Another problem is that very few post-independence African ruling governments have managed to spread wealth evenly. Invariably the benefits go to the old colonial elite and the new post-colonial ones made up of prominent struggle figures and the liberation or independence ‘aristocracies’. The overwhelming majority remain as poor as before.

It is not that there are no quality leaders in ruling African political movements, it is that the patronage system of these movements is so entrenched that serious new contenders outside these networks cannot break through.

Ruling political movements are often the problem themselves: parties run tyrannically are unlikely to be able to build democratic societies. What makes successful independence or liberation movements, trying to overthrow corrupt colonial administrations, often make for poor governments.

Furthermore, liberation and independence movements often mimic the autocratic governments they fight.

Open elections for the top leadership are discouraged, leadership centralised and opposition is often discouraged.

Doctrinaire positions on economics, whether inspired by the West, the East or romantic notions of past African management styles, makes for woolly economics once in power.

African voters often vote for parties and leaders based on their past struggle record, rather than on actual performance in government. Yet, it is their performance in government that will make a difference in ordinary voters’ lives.

Most African leaders, even the out-and-out dictators, claim to be ruling on behalf of the people. Yet, they experience daily life in a way that is outrageously different to that of the average poor supporter: when ordinary South Africans are besieged by crime, Jacob Zuma spends more in a month on personal security than many might earn in years.

South Africa goes into the election with a number of parties, but in Africa, it is not only whether there is an opposition party that is crucial, but the kind of opposition party.

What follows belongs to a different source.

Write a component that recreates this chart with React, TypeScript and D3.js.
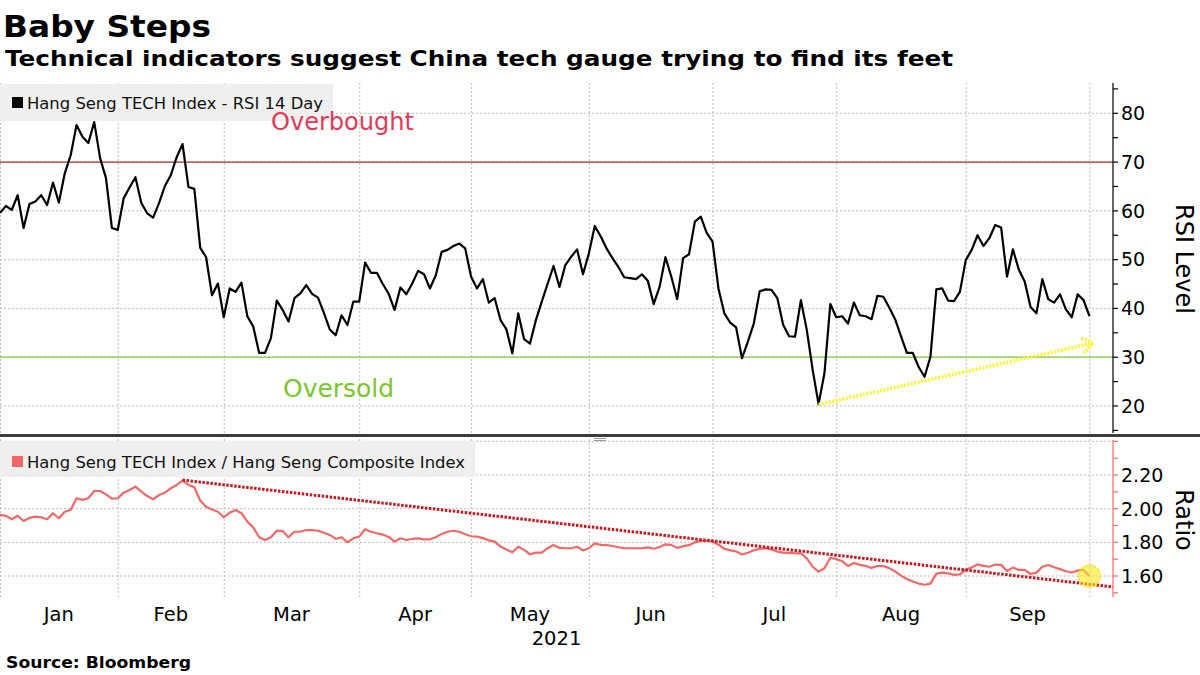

Sadly, in most African countries opposition parties are hardly relevant.

In South Africa, enthusiasm for the Congress of the People, a splinter from the ANC, has abated, following poor policies, the undemocratic election of its leaders and poor visibility.

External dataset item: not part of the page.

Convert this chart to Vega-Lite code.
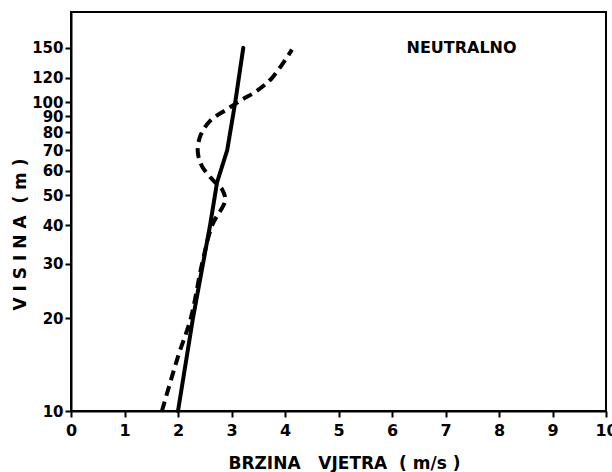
{
  "$schema": "https://vega.github.io/schema/vega-lite/v6.json",
  "autosize": "none",
  "width": 535,
  "height": 399,
  "padding": {"left": 71, "top": 12, "right": 6, "bottom": 61},
  "background": "white",
  "config": {
    "view": {"stroke": "black", "strokeWidth": 2},
    "font": "DejaVu Sans"
  },
  "datasets": {
    "solid": [
      {"i": 0, "v": 2.0, "h": 10},
      {"i": 1, "v": 2.28, "h": 20},
      {"i": 2, "v": 2.6, "h": 40},
      {"i": 3, "v": 2.73, "h": 55},
      {"i": 4, "v": 2.92, "h": 70},
      {"i": 5, "v": 3.07, "h": 100},
      {"i": 6, "v": 3.22, "h": 150}
    ],
    "dashed": [
      {"i": 0, "v": 1.7, "h": 10},
      {"i": 1, "v": 2.0, "h": 15},
      {"i": 2, "v": 2.24, "h": 20},
      {"i": 3, "v": 2.45, "h": 30},
      {"i": 4, "v": 2.64, "h": 40},
      {"i": 5, "v": 2.88, "h": 48},
      {"i": 6, "v": 2.83, "h": 52},
      {"i": 7, "v": 2.65, "h": 56},
      {"i": 8, "v": 2.45, "h": 62},
      {"i": 9, "v": 2.37, "h": 69},
      {"i": 10, "v": 2.42, "h": 78},
      {"i": 11, "v": 2.6, "h": 87},
      {"i": 12, "v": 2.92, "h": 95},
      {"i": 13, "v": 3.2, "h": 102},
      {"i": 14, "v": 3.48, "h": 109},
      {"i": 15, "v": 3.76, "h": 120},
      {"i": 16, "v": 4.13, "h": 148}
    ],
    "note": [{"v": 7.3, "h": 150, "label": "NEUTRALNO"}]
  },
  "encoding": {
    "x": {
      "field": "v", "type": "quantitative",
      "scale": {"domain": [0, 10], "nice": false, "zero": false},
      "axis": {
        "title": "BRZINA\u00a0\u00a0\u00a0VJETRA\u00a0\u00a0(\u00a0m/s\u00a0)",
        "values": [0, 1, 2, 3, 4, 5, 6, 7, 8, 9, 10],
        "grid": false,
        "domainColor": "black", "domainWidth": 2,
        "tickColor": "black", "tickWidth": 2, "tickSize": 6,
        "labelColor": "black", "labelFont": "DejaVu Sans", "labelFontWeight": "bold", "labelFontSize": 16,
        "labelPadding": 5, "labelFlush": false, "labelOverlap": false,
        "titleColor": "black", "titleFont": "DejaVu Sans", "titleFontWeight": "bold", "titleFontSize": 17,
        "titleX": 273, "titleY": 57, "titleBaseline": "alphabetic", "titleAlign": "center"
      }
    },
    "y": {
      "field": "h", "type": "quantitative",
      "scale": {"type": "log", "domain": [10, 196], "nice": false},
      "axis": {
        "title": "V I S I N A\u00a0\u00a0(\u00a0m\u00a0)",
        "values": [10, 20, 30, 40, 50, 60, 70, 80, 90, 100, 120, 150],
        "grid": false,
        "domainColor": "black", "domainWidth": 2,
        "tickColor": "black", "tickWidth": 2, "tickSize": 6,
        "labelColor": "black", "labelFont": "DejaVu Sans", "labelFontWeight": "bold", "labelFontSize": 15,
        "labelPadding": 2, "labelOverlap": false, "labelFlush": false,
        "titleColor": "black", "titleFont": "DejaVu Sans", "titleFontWeight": "bold", "titleFontSize": 17,
        "titleAngle": -90, "titleX": -51, "titleY": 222, "titleAlign": "center", "titleBaseline": "middle"
      }
    }
  },
  "layer": [
    {
      "data": {"name": "solid"},
      "mark": {"type": "line", "color": "black", "strokeWidth": 4, "interpolate": "linear", "strokeCap": "round"},
      "encoding": {"order": {"field": "i", "type": "quantitative"}}
    },
    {
      "data": {"name": "dashed"},
      "mark": {"type": "line", "color": "black", "strokeWidth": 4, "interpolate": "catmull-rom", "strokeDash": [10, 6], "strokeCap": "butt"},
      "encoding": {"order": {"field": "i", "type": "quantitative"}}
    },
    {
      "data": {"name": "note"},
      "mark": {"type": "text", "font": "DejaVu Sans", "fontWeight": "bold", "fontSize": 16, "color": "black", "align": "center", "baseline": "middle"},
      "encoding": {"text": {"field": "label"}}
    }
  ]
}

The global financial crisis is likely to make daily life even more difficult for ordinary people not only in South Africa, but across Africa.

Such worsening conditions may prove the catalyst for restless long-suffering ordinary Africans to rebel against failing governments.

However, it may also provide unscrupulous, but failing leaders, the excuse to reverse democratic reforms, blaming scapegoats for their own inadequacies, bowing under the pressure from their allies to extend corrupt patronage, or to embark on irresponsible economic populist measures, to bolster their own power.

Most African parties and leaders often still mostly blame outside and internal forces for failures, which block the necessary self-examination.

Yet, unless there is thorough introspection by African political movements themselves, to learn from past failures, viable democracy will remain a distant dream for the continent’s long-suffering ordinary citizens.